Here are some key aspects of well-formed formulas:

1. Syntax: A WFF must adhere to the syntax rules of the logic system being used. These rules define how symbols and connectives can be combined to form valid expressions. For example, in propositional logic, valid symbols might include propositional variables (e.g., P, Q), logical connectives (e.g., ∧ for conjunction, ∨ for disjunction, ¬ for negation), and parentheses for grouping.

2. Formal Language: WFFs are expressed using a formal language specific to the logic system. Each logic system has its own syntax rules and symbols. Examples of formal logic systems commonly used in AI include propositional logic, first-order logic, modal logic, and predicate logic.

3. Well-formedness Rules: Each logic system defines well-formedness rules that dictate how symbols can be combined to form valid expressions. These rules ensure that a WFF is unambiguous and can be correctly interpreted. Violating the syntax rules would result in an ill-formed formula.

4. Logical Connectives: WFFs often involve the use of logical connectives, such as conjunction (∧), disjunction (∨), implication (→), equivalence (↔), and negation (¬). These connectives allow the composition of complex statements from simpler ones.

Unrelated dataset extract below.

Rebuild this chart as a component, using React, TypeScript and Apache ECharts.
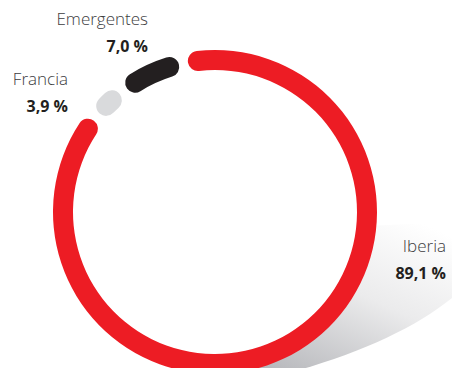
import React, { useEffect, useRef } from "react";
import * as echarts from "echarts";

const categories = ["Iberia", "Francia", "Emergentes"];
const values = [89.1, 3.9, 7.0];
const colors = ["#ed1c24", "#d9dadc", "#231f20"];
// label layout (right edge x, name baseline y)
const labelPos = [
  [446, 254],
  [68, 87],
  [148, 27],
];

const CX = 215;
const CY = 212;

function fmt(v: number) {
  return v.toFixed(1).replace(".", ",") + " %";
}

function shadowPoints() {
  const pts: number[][] = [];
  pts.push([366, 226]);
  pts.push([452, 222]);
  pts.push([452, 298]);
  const p0 = [452, 298], c = [385, 352], p1 = [245, 384];
  for (let i = 1; i <= 20; i++) {
    const t = i / 20;
    const x = (1 - t) * (1 - t) * p0[0] + 2 * (1 - t) * t * c[0] + t * t * p1[0];
    const y = (1 - t) * (1 - t) * p0[1] + 2 * (1 - t) * t * c[1] + t * t * p1[1];
    pts.push([x, y]);
  }
  const r = 150;
  for (let a = 172; a >= 95; a -= 3) {
    const rad = (a * Math.PI) / 180;
    pts.push([CX + r * Math.sin(rad), CY - r * Math.cos(rad)]);
  }
  return pts;
}

export default function App() {
  const ref = useRef<HTMLDivElement>(null);
  useEffect(() => {
    if (!ref.current) return;
    const chart = echarts.init(ref.current, null, { renderer: "svg" });
    const texts: any[] = [];
    categories.forEach((name, i) => {
      const [x, y] = labelPos[i];
      texts.push({
        type: "text",
        x,
        y,
        z: 10,
        style: {
          text: name,
          fill: "#3c3c3e",
          font: '300 17px "Open Sans", sans-serif',
          align: "right",
          verticalAlign: "bottom",
        },
      });
      texts.push({
        type: "text",
        x,
        y: y + 27,
        z: 10,
        style: {
          text: fmt(values[i]),
          fill: "#231f20",
          font: 'bold 16px "Open Sans", sans-serif',
          align: "right",
          verticalAlign: "bottom",
        },
      });
    });
    chart.setOption({
      animation: false,
      graphic: [
        {
          type: "polygon",
          z: 0,
          shape: { points: shadowPoints() },
          style: {
            fill: new echarts.graphic.LinearGradient(0.85, 0, 0.25, 1, [
              { offset: 0, color: "#ffffff" },
              { offset: 0.45, color: "#ebebec" },
              { offset: 1, color: "#b5b6ba" },
            ]),
          },
        },
        ...texts,
      ],
      series: [
        {
          type: "pie",
          z: 5,
          center: [CX, CY],
          radius: [142, 162],
          startAngle: 102,
          clockwise: true,
          padAngle: 3.5,
          silent: true,
          label: { show: false },
          labelLine: { show: false },
          itemStyle: { borderRadius: 10 },
          data: categories.map((name, i) => ({
            name,
            value: values[i],
            itemStyle: { color: colors[i] },
          })),
        },
      ],
    });
    return () => chart.dispose();
  }, []);
  return (
    <div
      ref={ref}
      style={{ position: "fixed", left: 0, top: 0, width: 452, height: 368, background: "#fff" }}
    />
  );
}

5. Variables and Quantifiers: In some logic systems, such as predicate logic, WFFs can include variables and quantifiers. Variables represent placeholders for objects, and quantifiers, such as universal (∀) and existential (∃), indicate the scope of the variable.

6. Examples:
• In propositional logic:
• P ∧ Q is a well-formed formula representing the conjunction of propositions P and Q.
• ¬(P ∨ Q) is a well-formed formula representing the negation of the disjunction of propositions P and Q.
• In first-order logic:
• ∀x (P(x) → Q(x)) is a well-formed formula representing the universal quantification of the implication between predicates P(x) and Q(x) over all objects x.

Well-formed formulas provide a formal and structured representation of logical statements, allowing AI systems to reason, infer, and manipulate knowledge based on logical rules. The validity and consistency of these formulas play a crucial role in logical reasoning and automated decision-making processes within AI.